4. Facetten von Bankenmacht

Unter dem Terminus "Macht der Banken" werden in der augenblicklichen Diskussion eine Reihe von unterschiedlichen, teilweise sogar widersprüchlicher Faktoren subsumiert. Dies beginnt bei den teilweise sehr subjektiven Erfahrungen des Kunden gegenüber seiner Bank. Der Kunde, der seiner Bank seine ökonomischen Verhältnisse offenlegen muß, sieht sich mit einem mächtigeren Geschäftspartner konfrontiert; eine Diskrepanz, die um so größer wird, um so weniger lukrativ der Kunde ist. Was aus Sicht der Bank eine notwendige Bonitätsprüfung ist, mag aus dem subjektiven Blickwinkel des Kunden bereits Machtmißbrauch sei.

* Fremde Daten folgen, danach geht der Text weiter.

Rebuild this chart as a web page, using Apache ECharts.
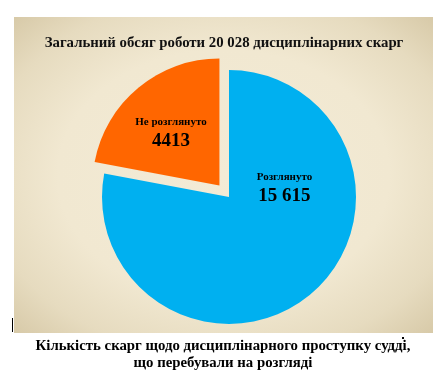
<!DOCTYPE html>
<html><head><meta charset="utf-8">
<script src="https://cdn.jsdelivr.net/npm/echarts@6/dist/echarts.min.js"></script>
<style>html,body{margin:0;padding:0;background:#fff}#c{width:441px;height:385px}</style>
</head><body><div id="c"></div>
<script>
const categories = ['Розглянуто', 'Не розглянуто'];
const values = [15615, 4413];
const valueLabels = ['15 615', '4413'];
const colors = ['#00b0f0', '#ff6600'];
const titleText = 'Загальний обсяг роботи 20 028 дисциплінарних скарг';
const captionText = 'Кількість скарг щодо дисциплінарного проступку судді,\nщо перебували на розгляді';

const serif = '"Liberation Serif", "DejaVu Serif", serif';
const chart = echarts.init(document.getElementById('c'));
const labelShift = [[13, -60], [-6, -1]];
chart.setOption({
  backgroundColor: '#ffffff',
  animation: false,
  graphic: [
    {
      type: 'rect', z: -10, silent: true,
      x: 14, y: 17, scaleX: 419 / 316,
      shape: { x: 0, y: 0, width: 316, height: 316 },
      style: {
        fill: new echarts.graphic.RadialGradient(0.5, 0.5, 0.72, [
          { offset: 0, color: '#f3ebd6' },
          { offset: 0.55, color: '#f1e8d1' },
          { offset: 0.8, color: '#e6dbbf' },
          { offset: 1, color: '#d6c8a6' }
        ])
      }
    },
    { type: 'rect', silent: true, shape: { x: 12, y: 318, width: 1, height: 14 }, style: { fill: '#000' } },
    { type: 'rect', silent: true, shape: { x: 402, y: 337, width: 2, height: 2 }, style: { fill: '#000' } }
  ],
  title: [
    { text: titleText, left: 219, top: 31, textAlign: 'center',
      textStyle: { fontFamily: serif, fontWeight: 'bold', fontSize: 14.8, color: '#111' } },
    { text: captionText, left: 218, top: 333, textAlign: 'center',
      textStyle: { fontFamily: serif, fontWeight: 'bold', fontSize: 14.8, lineHeight: 17, color: '#000' } }
  ],
  series: [{
    type: 'pie',
    center: [229, 197],
    radius: 127,
    startAngle: 90,
    clockwise: true,
    selectedMode: 'single',
    selectedOffset: 15,
    silent: true,
    data: categories.map((n, i) => ({
      name: n, value: values[i], selected: i === 1,
      itemStyle: { color: colors[i] }
    })),
    label: {
      show: true, position: 'inside',
      formatter: p => '{a|' + p.name + '}\n{b|' + valueLabels[p.dataIndex] + '}',
      rich: {
        a: { fontFamily: serif, fontWeight: 'bold', fontSize: 11, color: '#000', lineHeight: 16 },
        b: { fontFamily: serif, fontWeight: 'bold', fontSize: 19, color: '#000', lineHeight: 22 }
      }
    },
    labelLayout: p => ({ dx: labelShift[p.dataIndex][0], dy: labelShift[p.dataIndex][1] }),
    labelLine: { show: false }
  }]
});
</script></body></html>
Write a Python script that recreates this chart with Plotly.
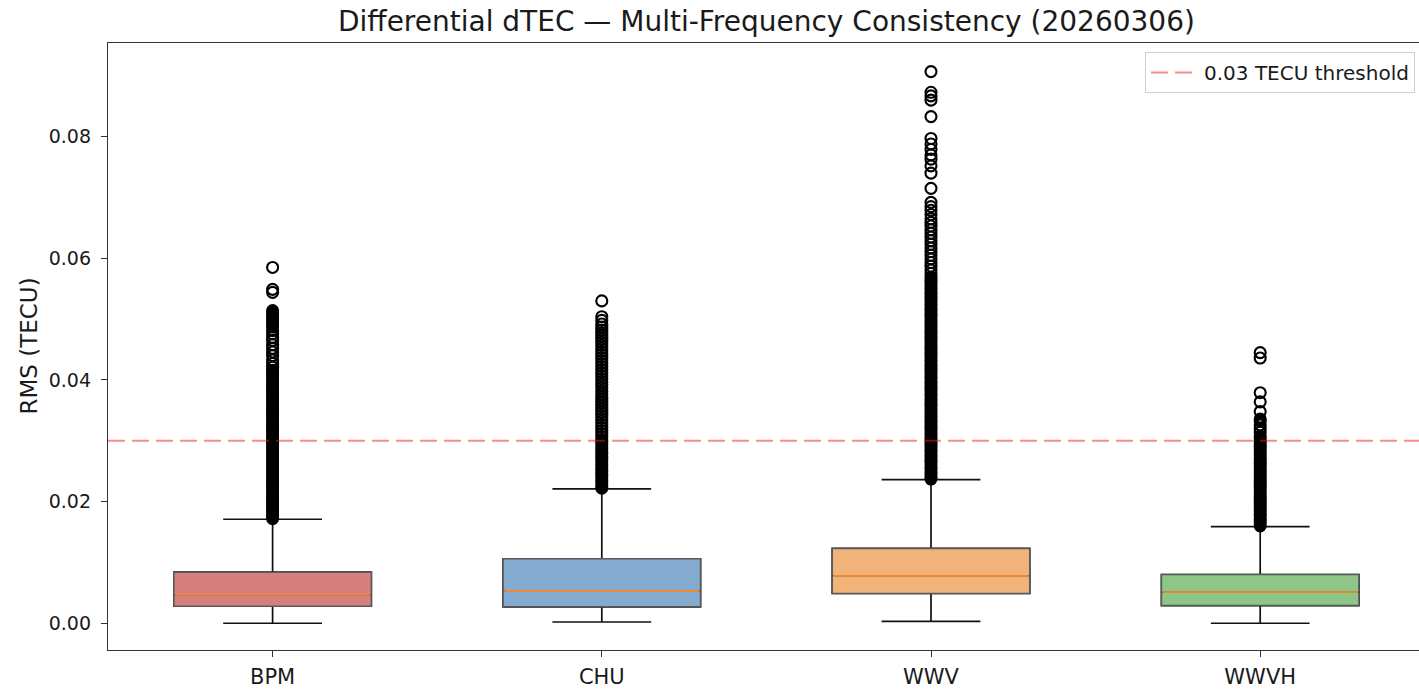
import plotly.graph_objects as go

# ---------------- data ----------------
stations = ["BPM", "CHU", "WWV", "WWVH"]
positions = [1, 2, 3, 4]
q1 = [0.0028, 0.0027, 0.0049, 0.0029]
median = [0.0047, 0.0053, 0.0078, 0.0051]
q3 = [0.0084, 0.0106, 0.0123, 0.0080]
whisker_lo = [0.0000, 0.0002, 0.0003, 0.0000]
whisker_hi = [0.0171, 0.0221, 0.0236, 0.0159]

outliers_bpm = [
    0.0172, 0.0176, 0.0180, 0.0184, 0.0188, 0.0192, 0.0196, 0.0200, 0.0204, 0.0208,
    0.0212, 0.0216, 0.0220, 0.0224, 0.0228, 0.0232, 0.0236, 0.0240, 0.0244, 0.0248,
    0.0252, 0.0256, 0.0260, 0.0264, 0.0268, 0.0272, 0.0276, 0.0280, 0.0284, 0.0288,
    0.0292, 0.0296, 0.0300, 0.0304, 0.0308, 0.0312, 0.0316, 0.0320, 0.0324, 0.0328,
    0.0332, 0.0336, 0.0340, 0.0344, 0.0348, 0.0352, 0.0356, 0.0360, 0.0364, 0.0368,
    0.0372, 0.0376, 0.0380, 0.0384, 0.0388, 0.0392, 0.0396, 0.0400, 0.0404, 0.0408,
    0.0412, 0.0416, 0.0421, 0.0427, 0.0433, 0.0440, 0.0446, 0.0452, 0.0458, 0.0465,
    0.0470, 0.0476, 0.0481, 0.0487, 0.0491, 0.0496, 0.0501, 0.0506, 0.0510, 0.0514,
    0.0544, 0.0549, 0.0585,
]
outliers_chu = [
    0.0222, 0.0226, 0.0230, 0.0234, 0.0238, 0.0242, 0.0246, 0.0250, 0.0254, 0.0258,
    0.0262, 0.0266, 0.0270, 0.0274, 0.0278, 0.0282, 0.0286, 0.0290, 0.0294, 0.0298,
    0.0302, 0.0307, 0.0312, 0.0317, 0.0322, 0.0327, 0.0332, 0.0337, 0.0342, 0.0347,
    0.0352, 0.0357, 0.0362, 0.0367, 0.0372, 0.0377, 0.0382, 0.0387, 0.0392, 0.0397,
    0.0402, 0.0407, 0.0412, 0.0417, 0.0422, 0.0427, 0.0432, 0.0437, 0.0442, 0.0447,
    0.0452, 0.0457, 0.0462, 0.0467, 0.0472, 0.0477, 0.0482, 0.0487, 0.0492, 0.0498,
    0.0504, 0.0530,
]
outliers_wwv = [
    0.0237, 0.0241, 0.0245, 0.0249, 0.0253, 0.0257, 0.0261, 0.0265, 0.0269, 0.0273,
    0.0277, 0.0281, 0.0285, 0.0289, 0.0293, 0.0297, 0.0301, 0.0305, 0.0309, 0.0313,
    0.0317, 0.0321, 0.0325, 0.0329, 0.0333, 0.0337, 0.0341, 0.0345, 0.0349, 0.0353,
    0.0357, 0.0361, 0.0365, 0.0369, 0.0373, 0.0377, 0.0381, 0.0385, 0.0389, 0.0393,
    0.0397, 0.0401, 0.0405, 0.0409, 0.0413, 0.0417, 0.0421, 0.0425, 0.0429, 0.0433,
    0.0437, 0.0441, 0.0445, 0.0449, 0.0453, 0.0457, 0.0461, 0.0465, 0.0469, 0.0473,
    0.0477, 0.0481, 0.0485, 0.0489, 0.0493, 0.0497, 0.0501, 0.0505, 0.0509, 0.0513,
    0.0517, 0.0521, 0.0525, 0.0529, 0.0533, 0.0537, 0.0541, 0.0545, 0.0549, 0.0553,
    0.0557, 0.0561, 0.0565, 0.0569, 0.0575, 0.0581, 0.0587, 0.0593, 0.0599, 0.0605,
    0.0611, 0.0617, 0.0623, 0.0629, 0.0635, 0.0641, 0.0647, 0.0653, 0.0659, 0.0665,
    0.0672, 0.0679, 0.0685, 0.0692, 0.0715, 0.0740, 0.0752, 0.0763, 0.0770, 0.0779,
    0.0788, 0.0797, 0.0833, 0.0860, 0.0867, 0.0873, 0.0907,
]
outliers_wwvh = [
    0.0160, 0.0164, 0.0168, 0.0172, 0.0176, 0.0180, 0.0184, 0.0188, 0.0192, 0.0196,
    0.0200, 0.0204, 0.0208, 0.0212, 0.0216, 0.0220, 0.0224, 0.0228, 0.0232, 0.0236,
    0.0240, 0.0244, 0.0248, 0.0252, 0.0256, 0.0260, 0.0264, 0.0268, 0.0272, 0.0276,
    0.0280, 0.0284, 0.0288, 0.0292, 0.0296, 0.0300, 0.0304, 0.0308, 0.0314, 0.0320,
    0.0326, 0.0332, 0.0336, 0.0348, 0.0364, 0.0379, 0.0436, 0.0445,
]
outliers = [outliers_bpm, outliers_chu, outliers_wwv, outliers_wwvh]

threshold = 0.03
threshold_label = "0.03 TECU threshold"
y_ticks = [0.00, 0.02, 0.04, 0.06, 0.08]
y_tick_labels = ["0.00", "0.02", "0.04", "0.06", "0.08"]

# ---------------- styles ----------------
box_colors = ["#d67f7f", "#84aad0", "#f2b37b", "#8dc686"]
BOX_WIDTH = 0.6
FONT = "DejaVu Sans"
AXIS_COLOR = "#333333"
DENSE_GAP = 0.00045  # neighbours closer than this pile up into a solid column


def split_dense(vals):
    dense, sparse = [], []
    for k, v in enumerate(vals):
        gaps = []
        if k > 0:
            gaps.append(abs(v - vals[k - 1]))
        if k < len(vals) - 1:
            gaps.append(abs(vals[k + 1] - v))
        (dense if gaps and min(gaps) < DENSE_GAP else sparse).append(v)
    return dense, sparse


fig = go.Figure()

for i, st in enumerate(stations):
    p = positions[i]
    fig.add_trace(go.Box(
        x=[p], q1=[q1[i]], median=[median[i]], q3=[q3[i]],
        lowerfence=[whisker_lo[i]], upperfence=[whisker_hi[i]],
        width=BOX_WIDTH, whiskerwidth=0.5,
        fillcolor=box_colors[i], line=dict(color="#111111", width=1.7),
        boxpoints=False, showlegend=False, hoverinfo="skip",
    ))
    fig.add_trace(go.Box(
        x=[p], q1=[q1[i]], median=[median[i]], q3=[q3[i]],
        lowerfence=[q1[i]], upperfence=[q3[i]],
        width=BOX_WIDTH, whiskerwidth=0,
        fillcolor=box_colors[i], line=dict(color="#5a5a5a", width=1.5),
        boxpoints=False, showlegend=False, hoverinfo="skip",
    ))
    fig.add_trace(go.Scatter(
        x=[p - BOX_WIDTH / 2 + 0.004, p + BOX_WIDTH / 2 - 0.004],
        y=[median[i], median[i]],
        mode="lines", line=dict(color="#f0882e", width=1.8),
        showlegend=False, hoverinfo="skip",
    ))
    dense, sparse = split_dense(outliers[i])
    fig.add_trace(go.Scatter(
        x=[p] * len(dense), y=dense, mode="markers",
        marker=dict(symbol="circle-open", size=9, color="#000000",
                    line=dict(width=4)),
        showlegend=False, hoverinfo="skip",
    ))
    fig.add_trace(go.Scatter(
        x=[p] * len(sparse), y=sparse, mode="markers",
        marker=dict(symbol="circle-open", size=11, color="#000000",
                    line=dict(width=2.1)),
        showlegend=False, hoverinfo="skip",
    ))

fig.add_shape(
    type="line", xref="paper", x0=0, x1=1, yref="y", y0=threshold, y1=threshold,
    line=dict(color="rgba(230,30,30,0.5)", width=2, dash="17px,7px"),
    showlegend=True, name=threshold_label, layer="above",
)

W, H = 1419, 691
L, R, T, B = 108, 0, 43, 41
plot_w = W - L - R
plot_h = H - T - B

fig.update_layout(
    width=W, height=H,
    margin=dict(l=L, r=R, t=T, b=B, pad=0),
    paper_bgcolor="white", plot_bgcolor="white",
    boxmode="overlay",
    font=dict(family=FONT, color="#000000"),
    showlegend=True,
    legend=dict(
        x=(1415 - L) / plot_w, xanchor="right",
        y=1 - (52 - T) / plot_h, yanchor="top",
        bgcolor="rgba(255,255,255,0.85)", bordercolor="#d0d0d0", borderwidth=1,
        font=dict(family=FONT, size=20, color="#1a1a1a"),
        itemwidth=48,
    ),
    xaxis=dict(
        range=[0.5, 0.5 + plot_w / 329.2],
        tickvals=positions, ticktext=stations,
        tickfont=dict(family=FONT, size=21, color="#1a1a1a"),
        ticks="outside", ticklen=6, tickwidth=1.2, tickcolor=AXIS_COLOR,
        showline=True, linecolor=AXIS_COLOR, linewidth=1.3, mirror=True,
        showgrid=False, zeroline=False, ticklabelstandoff=2,
    ),
    yaxis=dict(
        range=[-0.0044, 0.0954],
        tickvals=y_ticks, ticktext=y_tick_labels,
        tickfont=dict(family=FONT, size=19, color="#1a1a1a"),
        ticks="outside", ticklen=6, tickwidth=1.2, tickcolor=AXIS_COLOR,
        showline=True, linecolor=AXIS_COLOR, linewidth=1.3, mirror=False,
        showgrid=False, zeroline=False, ticklabelstandoff=6,
    ),
    annotations=[
        dict(text="Differential dTEC \u2014 Multi-Frequency Consistency (20260306)",
             xref="paper", yref="paper",
             x=(766 - L) / plot_w, y=1 + (T - 22) / plot_h,
             xanchor="center", yanchor="middle", showarrow=False,
             font=dict(family=FONT, size=28, color="#1a1a1a")),
        dict(text="RMS (TECU)", textangle=-90,
             xref="paper", yref="paper",
             x=(28 - L) / plot_w, y=0.5,
             xanchor="center", yanchor="middle", showarrow=False,
             font=dict(family=FONT, size=23, color="#1a1a1a")),
    ],
)

fig.write_html("out.html")
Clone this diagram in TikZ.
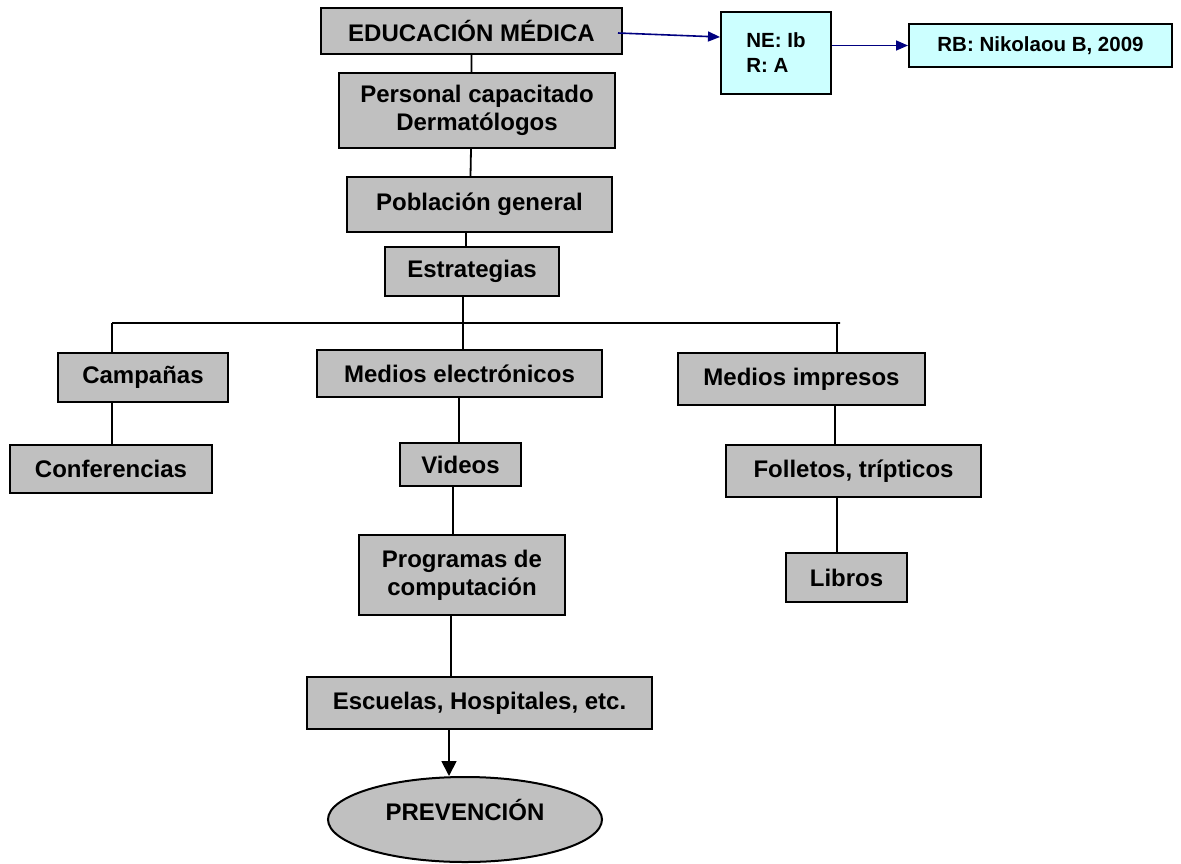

Daneben vermelden Verbraucherschützer zunehmend Bedenkliches. Trotz steigender Bedeutung des Girokontos wird einer wachsenden Zahl von Menschen von Banken die Eröffnung eines Kontos verweigert oder ein bestehendes Konto bereits bei vergleichsweise nichtigen Anlässen gekündigt. Hauptbetroffene dieser Entwicklung sind sozial schwache Menschen, Arbeitslose und Sozialhilfeempfänger, für die die fehlende Kontoverbindung zum weiteren Problem werden kann. Darüber hinaus kommt es vermehrt zu Klagen über die Kreditvergabe von Banken. Verbraucherschützer berichten über Fälle, in denen Menschen von Bankberatern regelrecht zur Aufnahme von Krediten gedrängt worden sind, die ihnen dann zum Verhängnis wurden. Und mittelständische Unternehmer klagen andererseits über eine zu restriktive Kreditvergabe. Vertreter von Banken verweisen auf den Rechtsweg, um im Fall einer nachgewiesenen Fehlberatung zum Recht zu kommen. Fehler seien natürlich auch bei Banken nicht ausgeschlossen.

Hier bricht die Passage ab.